**Aim of the task:** Copy out the listing that follows, exactly, without its pictures.

**Data block:**
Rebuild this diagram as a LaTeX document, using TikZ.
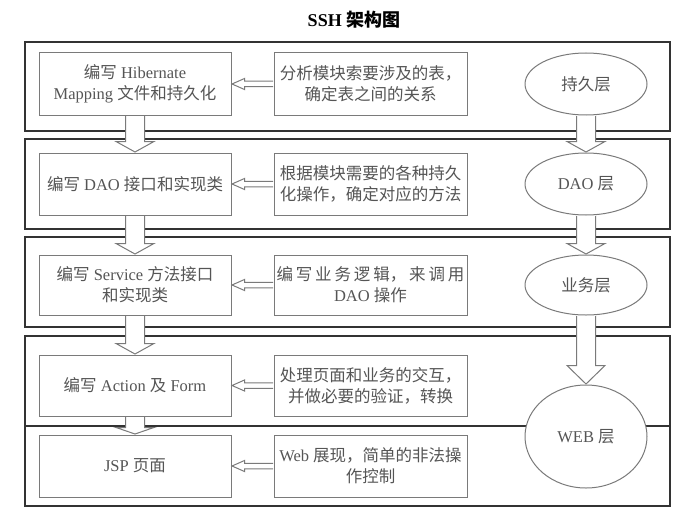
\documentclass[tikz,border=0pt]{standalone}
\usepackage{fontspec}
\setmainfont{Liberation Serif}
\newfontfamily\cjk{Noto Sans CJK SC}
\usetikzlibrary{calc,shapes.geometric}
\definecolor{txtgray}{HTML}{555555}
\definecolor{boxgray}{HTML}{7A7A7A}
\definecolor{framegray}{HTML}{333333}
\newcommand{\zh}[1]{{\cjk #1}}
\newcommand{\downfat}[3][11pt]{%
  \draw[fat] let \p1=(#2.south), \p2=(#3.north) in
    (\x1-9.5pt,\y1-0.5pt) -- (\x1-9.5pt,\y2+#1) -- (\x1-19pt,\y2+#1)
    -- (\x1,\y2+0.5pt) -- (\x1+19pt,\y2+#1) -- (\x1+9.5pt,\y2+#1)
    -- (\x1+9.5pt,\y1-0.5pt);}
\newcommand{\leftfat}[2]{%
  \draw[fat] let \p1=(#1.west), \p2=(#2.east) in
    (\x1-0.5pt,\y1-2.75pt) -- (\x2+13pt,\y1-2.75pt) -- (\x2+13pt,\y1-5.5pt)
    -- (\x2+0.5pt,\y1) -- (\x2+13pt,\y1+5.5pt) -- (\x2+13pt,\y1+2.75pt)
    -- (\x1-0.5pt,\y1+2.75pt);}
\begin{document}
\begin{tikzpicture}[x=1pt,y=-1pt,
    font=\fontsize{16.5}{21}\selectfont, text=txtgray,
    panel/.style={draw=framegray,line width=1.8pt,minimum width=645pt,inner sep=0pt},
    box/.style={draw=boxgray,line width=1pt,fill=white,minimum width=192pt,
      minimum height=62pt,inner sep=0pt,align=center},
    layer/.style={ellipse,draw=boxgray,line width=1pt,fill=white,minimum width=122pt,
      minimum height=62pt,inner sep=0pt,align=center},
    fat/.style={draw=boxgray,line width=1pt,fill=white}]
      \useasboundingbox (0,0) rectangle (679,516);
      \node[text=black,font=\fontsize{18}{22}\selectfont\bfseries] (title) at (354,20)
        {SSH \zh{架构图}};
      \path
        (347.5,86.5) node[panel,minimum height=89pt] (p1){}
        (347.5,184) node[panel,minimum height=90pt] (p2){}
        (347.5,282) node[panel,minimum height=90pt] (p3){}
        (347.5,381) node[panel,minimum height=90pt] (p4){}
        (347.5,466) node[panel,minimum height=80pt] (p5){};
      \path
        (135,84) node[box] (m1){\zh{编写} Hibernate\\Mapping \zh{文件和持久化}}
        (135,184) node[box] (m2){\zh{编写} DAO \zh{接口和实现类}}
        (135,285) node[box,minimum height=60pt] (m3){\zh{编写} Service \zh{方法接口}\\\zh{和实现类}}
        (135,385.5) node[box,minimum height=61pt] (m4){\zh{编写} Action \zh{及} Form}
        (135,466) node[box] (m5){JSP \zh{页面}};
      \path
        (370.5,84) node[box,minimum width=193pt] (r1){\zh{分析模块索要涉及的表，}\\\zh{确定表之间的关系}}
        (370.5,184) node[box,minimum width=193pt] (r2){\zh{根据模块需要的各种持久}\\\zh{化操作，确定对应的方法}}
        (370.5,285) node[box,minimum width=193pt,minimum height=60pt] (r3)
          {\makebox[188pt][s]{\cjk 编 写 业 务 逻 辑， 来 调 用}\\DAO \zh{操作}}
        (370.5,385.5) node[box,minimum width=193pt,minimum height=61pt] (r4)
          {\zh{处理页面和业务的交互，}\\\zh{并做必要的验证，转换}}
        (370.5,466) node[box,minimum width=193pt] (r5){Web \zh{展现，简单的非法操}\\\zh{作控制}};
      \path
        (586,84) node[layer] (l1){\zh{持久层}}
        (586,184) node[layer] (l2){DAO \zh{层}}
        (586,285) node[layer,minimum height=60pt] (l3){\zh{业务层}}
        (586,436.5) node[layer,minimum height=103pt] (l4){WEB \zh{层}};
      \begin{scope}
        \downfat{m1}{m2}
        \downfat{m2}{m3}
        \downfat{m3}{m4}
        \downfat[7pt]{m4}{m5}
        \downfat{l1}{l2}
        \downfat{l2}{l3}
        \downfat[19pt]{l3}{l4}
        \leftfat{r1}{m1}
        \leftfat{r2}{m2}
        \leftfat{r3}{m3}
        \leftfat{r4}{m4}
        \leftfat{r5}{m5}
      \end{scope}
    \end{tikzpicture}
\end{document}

**Full response:**
Rebuild this diagram as a LaTeX document, using TikZ.
\documentclass[tikz,border=0pt]{standalone}
\usepackage{fontspec}
\setmainfont{Liberation Serif}
\newfontfamily\cjk{Noto Sans CJK SC}
\usetikzlibrary{calc,shapes.geometric}
\definecolor{txtgray}{HTML}{555555}
\definecolor{boxgray}{HTML}{7A7A7A}
\definecolor{framegray}{HTML}{333333}
\newcommand{\zh}[1]{{\cjk #1}}
\newcommand{\downfat}[3][11pt]{%
  \draw[fat] let \p1=(#2.south), \p2=(#3.north) in
    (\x1-9.5pt,\y1-0.5pt) -- (\x1-9.5pt,\y2+#1) -- (\x1-19pt,\y2+#1)
    -- (\x1,\y2+0.5pt) -- (\x1+19pt,\y2+#1) -- (\x1+9.5pt,\y2+#1)
    -- (\x1+9.5pt,\y1-0.5pt);}
\newcommand{\leftfat}[2]{%
  \draw[fat] let \p1=(#1.west), \p2=(#2.east) in
    (\x1-0.5pt,\y1-2.75pt) -- (\x2+13pt,\y1-2.75pt) -- (\x2+13pt,\y1-5.5pt)
    -- (\x2+0.5pt,\y1) -- (\x2+13pt,\y1+5.5pt) -- (\x2+13pt,\y1+2.75pt)
    -- (\x1-0.5pt,\y1+2.75pt);}
\begin{document}
\begin{tikzpicture}[x=1pt,y=-1pt,
    font=\fontsize{16.5}{21}\selectfont, text=txtgray,
    panel/.style={draw=framegray,line width=1.8pt,minimum width=645pt,inner sep=0pt},
    box/.style={draw=boxgray,line width=1pt,fill=white,minimum width=192pt,
      minimum height=62pt,inner sep=0pt,align=center},
    layer/.style={ellipse,draw=boxgray,line width=1pt,fill=white,minimum width=122pt,
      minimum height=62pt,inner sep=0pt,align=center},
    fat/.style={draw=boxgray,line width=1pt,fill=white}]
      \useasboundingbox (0,0) rectangle (679,516);
      \node[text=black,font=\fontsize{18}{22}\selectfont\bfseries] (title) at (354,20)
        {SSH \zh{架构图}};
      \path
        (347.5,86.5) node[panel,minimum height=89pt] (p1){}
        (347.5,184) node[panel,minimum height=90pt] (p2){}
        (347.5,282) node[panel,minimum height=90pt] (p3){}
        (347.5,381) node[panel,minimum height=90pt] (p4){}
        (347.5,466) node[panel,minimum height=80pt] (p5){};
      \path
        (135,84) node[box] (m1){\zh{编写} Hibernate\\Mapping \zh{文件和持久化}}
        (135,184) node[box] (m2){\zh{编写} DAO \zh{接口和实现类}}
        (135,285) node[box,minimum height=60pt] (m3){\zh{编写} Service \zh{方法接口}\\\zh{和实现类}}
        (135,385.5) node[box,minimum height=61pt] (m4){\zh{编写} Action \zh{及} Form}
        (135,466) node[box] (m5){JSP \zh{页面}};
      \path
        (370.5,84) node[box,minimum width=193pt] (r1){\zh{分析模块索要涉及的表，}\\\zh{确定表之间的关系}}
        (370.5,184) node[box,minimum width=193pt] (r2){\zh{根据模块需要的各种持久}\\\zh{化操作，确定对应的方法}}
        (370.5,285) node[box,minimum width=193pt,minimum height=60pt] (r3)
          {\makebox[188pt][s]{\cjk 编 写 业 务 逻 辑， 来 调 用}\\DAO \zh{操作}}
        (370.5,385.5) node[box,minimum width=193pt,minimum height=61pt] (r4)
          {\zh{处理页面和业务的交互，}\\\zh{并做必要的验证，转换}}
        (370.5,466) node[box,minimum width=193pt] (r5){Web \zh{展现，简单的非法操}\\\zh{作控制}};
      \path
        (586,84) node[layer] (l1){\zh{持久层}}
        (586,184) node[layer] (l2){DAO \zh{层}}
        (586,285) node[layer,minimum height=60pt] (l3){\zh{业务层}}
        (586,436.5) node[layer,minimum height=103pt] (l4){WEB \zh{层}};
      \begin{scope}
        \downfat{m1}{m2}
        \downfat{m2}{m3}
        \downfat{m3}{m4}
        \downfat[7pt]{m4}{m5}
        \downfat{l1}{l2}
        \downfat{l2}{l3}
        \downfat[19pt]{l3}{l4}
        \leftfat{r1}{m1}
        \leftfat{r2}{m2}
        \leftfat{r3}{m3}
        \leftfat{r4}{m4}
        \leftfat{r5}{m5}
      \end{scope}
    \end{tikzpicture}
\end{document}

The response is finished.